By John Ross
Jiao Tong University, Shanghai
Introduction
The international importance of China’s economy is twofold. The first is practical - the scale of China’s economic growth, its global impact, and the consequences for the improvement of the social conditions of China and the world’s population. The second is theoretical, including the potential international applicability of conclusions drawn from China’s economic policies.
Regarding the latter it is necessary to clearly state that no country can mechanically copy another. As China’s political leaders and economic theorists stress its economy has unique ‘Chinese characteristics’. This was formulated as a cardinal principle by the initiator of China's economic reform, Deng Xiaoping: ‘To accomplish modernization of a Chinese type, we must proceed from China’s special characteristics.’ (Deng, 30 March 1979) Therefore China must: ‘blaze a path of our own.’ (Deng, 21 August 1985).

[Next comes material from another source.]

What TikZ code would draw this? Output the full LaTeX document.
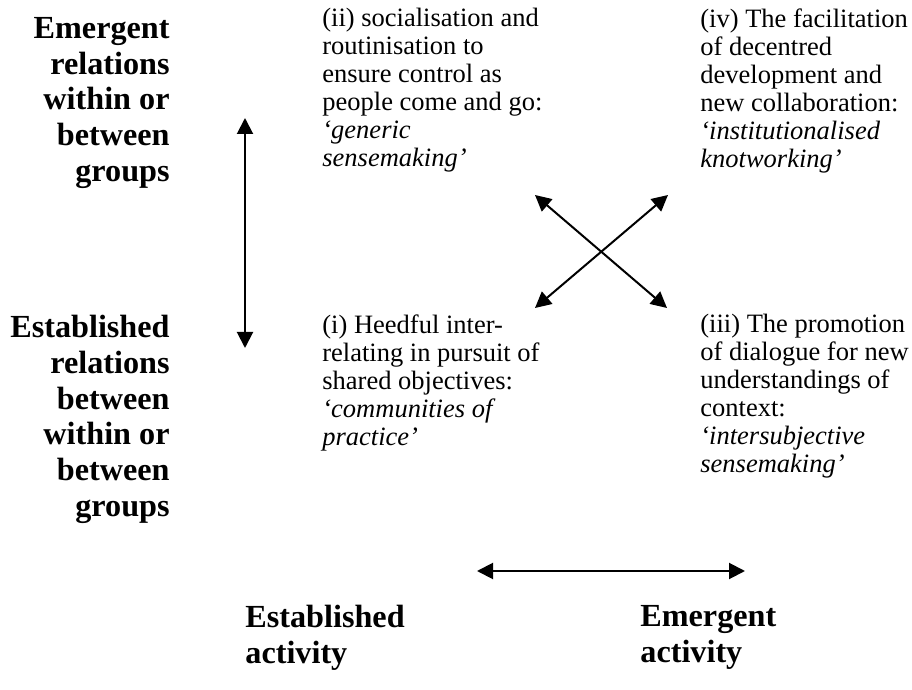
\documentclass[tikz,border=0pt]{standalone}
\usepackage{fontspec}
\setmainfont{Liberation Serif}
\usetikzlibrary{arrows.meta}
\begin{document}
\begin{tikzpicture}[x=0.5pt,y=-0.5pt,
  body/.style={inner sep=0pt,anchor=north west,align=left,
    font=\fontsize{13.25pt}{14pt}\selectfont},
  axislabel/.style={inner sep=0pt,align=right,
    font=\fontsize{16.1pt}{17.85pt}\selectfont\bfseries},
  botlabel/.style={inner sep=0pt,anchor=north west,align=left,
    font=\fontsize{16.1pt}{17.85pt}\selectfont\bfseries},
  dblarrow/.style={line width=1pt,{Triangle[length=8pt,width=8pt]}-{Triangle[length=8pt,width=8pt]}}]
\useasboundingbox (0,0) rectangle (912,690);
% axis labels left
\node[axislabel,anchor=north east] (emrel) at (170,17) {Emergent\\relations\\within or\\between\\groups};
\node[axislabel,anchor=north east] (estrel) at (170,315) {Established\\relations\\between\\within or\\between\\groups};
% quadrant texts
\node[body] (q2) at (322,8) {(ii) socialisation and\\routinisation to\\ensure control as\\people come and go:\\\textit{‘generic}\\\textit{sensemaking’}};
\node[body] (q4) at (700,8) {(iv) The facilitation\\of decentred\\development and\\new collaboration:\\\textit{‘institutionalised}\\\textit{knotworking’}};
\node[body] (q1) at (322,314) {(i) Heedful inter-\\relating in pursuit of\\shared objectives:\\\textit{‘communities of}\\\textit{practice’}};
\node[body] (q3) at (700,314) {(iii) The promotion\\of dialogue for new\\understandings of\\context:\\\textit{‘intersubjective}\\\textit{sensemaking’}};
% bottom labels
\node[botlabel] (estact) at (245,605) {Established\\activity};
\node[botlabel] (emact) at (640,605) {Emergent\\activity};
% arrow end points
\coordinate (vtop) at (245,118);
\coordinate (vbot) at (245,348);
\coordinate (hleft) at (477,571);
\coordinate (hright) at (745,571);
\coordinate (dtl) at (535,195);
\coordinate (dtr) at (668,195);
\coordinate (dbl) at (535,308);
\coordinate (dbr) at (667,308);
% arrows
\draw[dblarrow] (vtop) -- (vbot);
\draw[dblarrow] (hleft) -- (hright);
\draw[dblarrow] (dtl) -- (dbr);
\draw[dblarrow] (dtr) -- (dbl);
\end{tikzpicture}
\end{document}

As recently reiterated by Justin Yifu Lin, Chinese Chief Economist and Senior Vice President of the World Bank: ‘we can never be too careful when it comes to the application of a foreign theory, because with different preconditions, no matter how trivial they seem, the result can be very different.’ (Lin, 2012, pp. 66 - emphasis in the original) In that sense, therefore, there is no ‘Chinese model’. However as Lin simultaneously states: ‘Some may think that the performance of a country as unique as China, with more than 1.3 billion people, cannot be replicated. I disagree. Every developing country can have similar opportunities to sustain rapid growth for several decades and reduce poverty dramatically if it exploits the benefits of backwardness, imports technology from advanced countries, and upgrades its industries.’ (Lin, 2011)

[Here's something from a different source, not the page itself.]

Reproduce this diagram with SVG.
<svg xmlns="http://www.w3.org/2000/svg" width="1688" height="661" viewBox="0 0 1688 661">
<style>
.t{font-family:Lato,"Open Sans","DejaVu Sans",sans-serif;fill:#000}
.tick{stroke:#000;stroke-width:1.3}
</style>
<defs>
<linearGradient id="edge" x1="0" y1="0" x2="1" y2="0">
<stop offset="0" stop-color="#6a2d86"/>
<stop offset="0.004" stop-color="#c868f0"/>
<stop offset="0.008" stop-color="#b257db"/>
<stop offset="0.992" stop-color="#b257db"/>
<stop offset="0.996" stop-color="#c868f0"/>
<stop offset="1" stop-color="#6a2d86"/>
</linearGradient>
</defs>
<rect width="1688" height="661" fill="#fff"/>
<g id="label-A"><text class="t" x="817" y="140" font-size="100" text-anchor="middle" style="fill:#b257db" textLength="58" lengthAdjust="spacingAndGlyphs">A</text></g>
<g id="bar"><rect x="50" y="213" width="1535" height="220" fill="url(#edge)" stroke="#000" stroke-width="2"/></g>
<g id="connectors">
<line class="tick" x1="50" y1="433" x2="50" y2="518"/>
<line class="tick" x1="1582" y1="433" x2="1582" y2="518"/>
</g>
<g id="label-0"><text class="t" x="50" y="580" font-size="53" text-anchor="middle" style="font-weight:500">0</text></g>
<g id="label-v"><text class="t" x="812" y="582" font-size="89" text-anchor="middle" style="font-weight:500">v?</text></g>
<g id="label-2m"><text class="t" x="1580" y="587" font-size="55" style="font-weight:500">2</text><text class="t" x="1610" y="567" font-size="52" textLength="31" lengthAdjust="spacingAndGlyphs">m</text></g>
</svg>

There is, however, no contradiction between these different statements. The fundamental structural elements of which an economy is composed (consumption, investment, savings, primary industry, secondary industry, tertiary industry, trade, money etc.) are universal. However the particular way in which these elements combine and are interrelated in any economy is unique and entirely specific both in place and time – which is why no country can copy another’s economic policy, while it can learn from other economies. As analyzed below, China has solved in practice problems stated in general macro-economic theory. For that reason such elements, in very different forms and combinations, are of major importance for economic policy elsewhere. However the specific forms and combinations in which such policies are applied are entirely unique both in each country and at different points in time.
The practical impact of China’s economic rise have been considered extensively elsewhere.1 The focus of this article is on the theoretical economic issues. In particular it aims to relate China’s economic performance to Western economic theory which will be more familiar to most readers.

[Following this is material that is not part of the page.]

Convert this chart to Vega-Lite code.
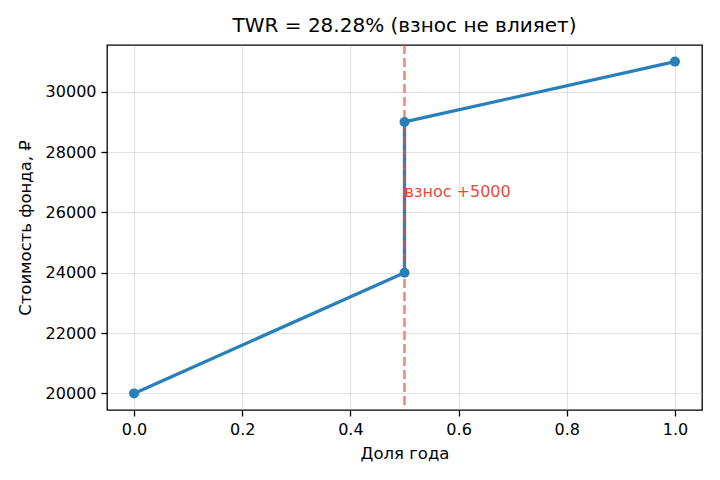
{
  "$schema": "https://vega.github.io/schema/vega-lite/v6.json",
  "width": 595,
  "height": 365,
  "autosize": {"type": "none"},
  "padding": {"left": 107, "top": 45, "right": 18, "bottom": 70},
  "background": "white",
  "config": {
    "font": "DejaVu Sans",
    "view": {"stroke": "black", "strokeWidth": 1.3},
    "axis": {
      "labelFont": "DejaVu Sans",
      "titleFont": "DejaVu Sans",
      "labelFontSize": 16,
      "titleFontSize": 16.5,
      "titleFontWeight": "normal",
      "labelColor": "black",
      "titleColor": "black",
      "tickColor": "black",
      "tickWidth": 1.3,
      "domain": false,
      "tickSize": 6,
      "labelPadding": 5,
      "gridColor": "#b0b0b0",
      "gridOpacity": 0.35,
      "gridWidth": 1.2
    },
    "title": {"font": "DejaVu Sans", "fontSize": 20, "fontWeight": "normal", "color": "black", "offset": 8}
  },
  "title": "TWR = 28.28% (взнос не влияет)",
  "datasets": {
    "pts": [
      {"t": 0.0, "v": 20000, "o": 1},
      {"t": 0.5, "v": 24000, "o": 2},
      {"t": 0.5, "v": 29000, "o": 3},
      {"t": 1.0, "v": 31000, "o": 4}
    ],
    "evt": [{"t": 0.5, "v": 26500, "label": "взнос +5000"}]
  },
  "layer": [
    {
      "data": {"name": "pts"},
      "mark": {"type": "line", "color": "#2980b9", "strokeWidth": 3.3},
      "encoding": {
        "x": {"field": "t", "type": "quantitative", "scale": {"domain": [-0.05, 1.05], "nice": false, "zero": false},
          "axis": {"title": "Доля года", "values": [0, 0.2, 0.4, 0.6, 0.8, 1.0], "format": ".1f", "titlePadding": 8}},
        "y": {"field": "v", "type": "quantitative", "scale": {"domain": [19450, 31550], "nice": false, "zero": false},
          "axis": {"title": "Стоимость фонда, ₽", "values": [20000, 22000, 24000, 26000, 28000, 30000], "format": "d", "titlePadding": 12}},
        "order": {"field": "o", "type": "quantitative"}
      }
    },
    {
      "data": {"name": "evt"},
      "mark": {"type": "rule", "color": "#e74c3c", "opacity": 0.65, "strokeDash": [9, 4], "strokeWidth": 2.6},
      "encoding": {"x": {"field": "t", "type": "quantitative"}}
    },
    {
      "data": {"name": "pts"},
      "mark": {"type": "circle", "color": "#2980b9", "opacity": 1, "size": 100},
      "encoding": {
        "x": {"field": "t", "type": "quantitative"},
        "y": {"field": "v", "type": "quantitative"}
      }
    },
    {
      "data": {"name": "evt"},
      "mark": {"type": "text", "color": "#e74c3c", "align": "left", "baseline": "alphabetic", "fontSize": 16, "font": "DejaVu Sans"},
      "encoding": {
        "x": {"field": "t", "type": "quantitative"},
        "y": {"field": "v", "type": "quantitative"},
        "text": {"field": "label"}
      }
    }
  ]
}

China and macro-economic theory in Keynesian and Marxist terms
China’s ‘reform and opening up’ process under Deng Xiaoping was, of course, formulated in a Marxist economic framework. It can indeed be clearly outlined in those terms – see the appendix below, for a more detailed account of Chinese discussions on these issues see (Hsu, 1991), but an alternative statement in Western economic terms, those of Keynes, is considered here.
Stated briefly in Marxist terms, China’s reform policy included a critique of Soviet economic policy that this had made the error of confusing the ‘advanced’ stage of socialism/communism, in which the regulation of the economy is ‘for need’, and therefore not market regulated, with the socialist, or more precisely ‘primary’ developing stage of socialism, during which the transition from capitalism to an advanced socialist economy takes place and in which market regulation takes place. This transition should be conceived as extending over a prolonged period. The final formulation arrived at was that China’s was a ‘socialist market economy with Chinese characteristics’. Contrary to suggestions by some writers, for example (Hsu, 1991), such an analysis is in line with Marx’s own writings although, as shown below, it is not necessary to be a Marxist understand it - a more detailed analysis is given in the appendix.